Loans to, or guarantees of obligations of, employees or their family members could constitute an improper personal benefit to the recipients of these loans or guarantees, depending on the facts and circumstances. Some loans are expressly prohibited by law and applicable law requires that our Board of Directors approve all loans and guarantees to employees at the Vice President level and above.
Corporate Opportunities
Employees and directors may not exploit for their own personal gain opportunities that are discovered through the use of Company property, information or position unless the opportunity is disclosed fully in writing to the Company's Board of Directors and the Board of Directors declines to pursue such opportunity.
Fair Dealing
Introgen has developed significant goodwill over the years, and this goodwill is one of our most important assets. Employees shall always endeavor to deal fairly with the Company's customers, suppliers, competitors and employees. No unfair advantage should be taken of anyone through manipulation, concealment, abuse of privileged information, misrepresentation of material facts or any other unfair practice.
Use of Company Assets
Protecting the Company's assets is a key fiduciary responsibility of every employee. All employees are responsible for the proper use of Company assets and must safeguard such assets against theft, carelessness and waste.

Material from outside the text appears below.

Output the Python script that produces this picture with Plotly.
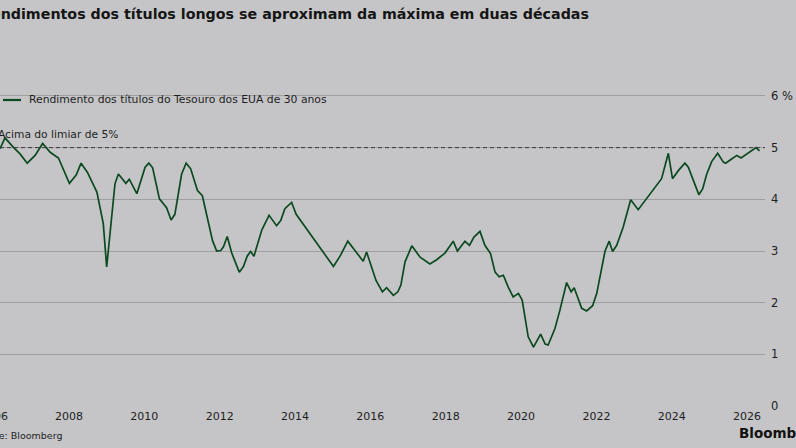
import plotly.graph_objects as go

# ---- data ----
years = [2006.17, 2006.30, 2006.52, 2006.70, 2006.89, 2007.10, 2007.30, 2007.50, 2007.72, 2007.85,
         2008.01, 2008.19, 2008.32, 2008.49, 2008.74, 2008.91, 2009.00, 2009.22, 2009.31, 2009.51,
         2009.60, 2009.80, 2010.02, 2010.12, 2010.22, 2010.40, 2010.59, 2010.71, 2010.81, 2010.99,
         2011.11, 2011.23, 2011.41, 2011.54, 2011.67, 2011.81, 2011.92, 2012.03, 2012.10, 2012.20,
         2012.32, 2012.52, 2012.63, 2012.73, 2012.82, 2012.91, 2013.12, 2013.31, 2013.51, 2013.62,
         2013.73, 2013.91, 2014.03, 2015.02, 2015.21, 2015.40, 2015.59, 2015.81, 2015.90, 2016.04,
         2016.15, 2016.32, 2016.43, 2016.61, 2016.73, 2016.81, 2016.92, 2017.10, 2017.32, 2017.58,
         2017.76, 2017.98, 2018.20, 2018.31, 2018.51, 2018.63, 2018.75, 2018.91, 2019.04, 2019.19,
         2019.31, 2019.42, 2019.53, 2019.66, 2019.79, 2019.93, 2020.03, 2020.19, 2020.33, 2020.52,
         2020.64, 2020.72, 2020.90, 2021.03, 2021.21, 2021.33, 2021.41, 2021.61, 2021.74, 2021.90,
         2022.01, 2022.23, 2022.34, 2022.43, 2022.54, 2022.71, 2022.91, 2023.11, 2023.34, 2023.60,
         2023.73, 2023.91, 2024.02, 2024.18, 2024.35, 2024.44, 2024.57, 2024.72, 2024.82, 2024.93,
         2025.06, 2025.22, 2025.37, 2025.43, 2025.59, 2025.73, 2025.84, 2025.99, 2026.24, 2026.33]
yields = [4.98, 5.19, 5.01, 4.88, 4.70, 4.85, 5.08, 4.91, 4.80, 4.59,
          4.31, 4.47, 4.70, 4.52, 4.14, 3.53, 2.69, 4.30, 4.49, 4.31,
          4.39, 4.11, 4.62, 4.70, 4.61, 4.01, 3.84, 3.60, 3.71, 4.49,
          4.70, 4.59, 4.17, 4.07, 3.65, 3.20, 3.00, 3.01, 3.08, 3.28,
          2.96, 2.59, 2.70, 2.90, 2.99, 2.90, 3.41, 3.69, 3.49, 3.59,
          3.82, 3.94, 3.71, 2.70, 2.92, 3.19, 3.01, 2.80, 2.98, 2.66,
          2.43, 2.21, 2.29, 2.14, 2.21, 2.34, 2.79, 3.10, 2.88, 2.75,
          2.83, 2.96, 3.19, 3.00, 3.19, 3.11, 3.27, 3.38, 3.11, 2.95,
          2.59, 2.50, 2.53, 2.30, 2.11, 2.18, 2.05, 1.34, 1.14, 1.39,
          1.20, 1.18, 1.50, 1.85, 2.39, 2.21, 2.29, 1.89, 1.84, 1.94,
          2.18, 3.00, 3.19, 2.99, 3.11, 3.46, 3.99, 3.80, 4.03, 4.29,
          4.40, 4.89, 4.40, 4.56, 4.70, 4.62, 4.38, 4.09, 4.20, 4.49,
          4.73, 4.89, 4.72, 4.70, 4.78, 4.85, 4.80, 4.88, 5.00, 4.94]
threshold = 5
x_tick_years = [2008, 2010, 2012, 2014, 2016, 2018, 2020, 2022, 2024, 2026]
x_tick_labels = [str(v) for v in x_tick_years]
y_tick_vals = [0, 1, 2, 3, 4, 5, 6]
y_tick_labels = ["0", "1", "2", "3", "4", "5", "6 %"]

title = "Rendimentos dos títulos longos se aproximam da máxima em duas décadas"
series_name = "Rendimento dos títulos do Tesouro dos EUA de 30 anos"
threshold_label = "Acima do limiar de 5%"
source = "Fonte: Bloomberg"
brand = "Bloomberg"

# ---- styling / layout ----
W, H = 796, 448
ML, MR, MT, MB = 0, 31, 90, 42
PW, PH = W - ML - MR, H - MT - MB
BG = "#c5c5c7"
GRID = "#9f9fa1"
LINE = "#0b4a21"
FONT = "DejaVu Sans"
TXT = "#1e1e1e"


def px(xpix):
    return (xpix - ML) / PW


def py(ypix):
    return (H - MB - ypix) / PH


x_range = [2006.168, 2026.476]
y_range = [0, 6.116]

fig = go.Figure()
fig.add_trace(go.Scatter(x=years, y=yields, mode="lines", name=series_name,
                         line=dict(color=LINE, width=1.7), showlegend=False))

fig.add_shape(type="line", xref="paper", yref="y", x0=0, x1=1, y0=threshold, y1=threshold,
              line=dict(color="#3a3a3a", width=1, dash="4px,3px"), layer="above")
# legend swatch
fig.add_shape(type="line", xref="paper", yref="paper", x0=px(3), x1=px(21), y0=py(100), y1=py(100),
              line=dict(color=LINE, width=2.2))

ann = [
    dict(text="<b>" + title + "</b>", x=px(-21.6), y=py(14), font=dict(size=14.25, color="#151515")),
    dict(text=series_name, x=px(26.5), y=py(100), font=dict(size=10.8, color=TXT)),
    dict(text=threshold_label, x=px(-4), y=py(134), font=dict(size=10.7, color=TXT)),
    dict(text=source, x=px(-24), y=py(435), font=dict(size=9.5, color=TXT)),
    dict(text="<b>" + brand + "</b>", x=px(737), y=py(433), font=dict(size=13.5, color="#111")),
]
for a in ann:
    fig.add_annotation(xref="paper", yref="paper", xanchor="left", yanchor="middle",
                       showarrow=False, font_family=FONT, **{k: v for k, v in a.items()})
# partially visible 2006 tick label at the left edge
fig.add_annotation(xref="paper", yref="paper", x=px(-6.3), y=py(416), xanchor="center", yanchor="middle",
                   text="2006", showarrow=False, font=dict(family=FONT, size=11, color=TXT))

fig.update_layout(
    width=W, height=H, margin=dict(l=ML, r=MR, t=MT, b=MB, autoexpand=False),
    paper_bgcolor=BG, plot_bgcolor=BG, showlegend=False,
    font=dict(family=FONT, size=11, color=TXT),
    xaxis=dict(range=x_range, tickvals=x_tick_years, ticktext=x_tick_labels, showgrid=False,
               zeroline=False, showline=False, ticks="", tickfont=dict(size=11, color=TXT),
               ticklabelstandoff=2, fixedrange=True),
    yaxis=dict(range=y_range, side="right", tickvals=y_tick_vals, ticktext=y_tick_labels,
               showgrid=True, gridcolor=GRID, gridwidth=1, zeroline=False, showline=False,
               ticks="", tickfont=dict(size=11.5, color=TXT), ticklabelstandoff=5,
               fixedrange=True),
)

fig.write_html("out.html")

Confidential information is one of our most valuable assets. All confidential information must be used for Company business purposes only. Employees and directors who have received or have access to confidential information should take care to keep this information confidential. This obligation extends to confidential information of third parties that the Company has rightfully received under non-disclosure agreements.
Compliance Procedures
If you encounter a situation or are considering a course of action and its appropriateness is unclear, discuss the matter promptly with your supervisor. Even the appearance of impropriety can be damaging and should be avoided.
Employees are responsible for reporting suspected or actual violations of this Code to their supervisor, an executive officer or a member of the Board of Directors. Under no circumstances will the Company tolerate retaliation for reports made in good faith.
Waivers
Any waiver of a provision of this Code for an executive officer or director must be approved by the Board of Directors, or an authorized committee thereof, and all such waivers shall be disclosed promptly as required by law. Any waiver of a provision of this Code with respect to any other employee must be approved in writing by the Company's legal counsel and Chief Executive Officer.
Disciplinary Actions
The matters covered in this Code are of the utmost importance to the Company, its shareholders and its business partners, and are essential to the Company's ability to conduct its business in accordance with its stated values. Therefore, if an investigation indicates that a violation has, in fact, occurred, we will take such action as we believe appropriate under the circumstances. Disciplinary action may include immediate termination of employment and, in appropriate cases, civil action or referral for criminal prosecution.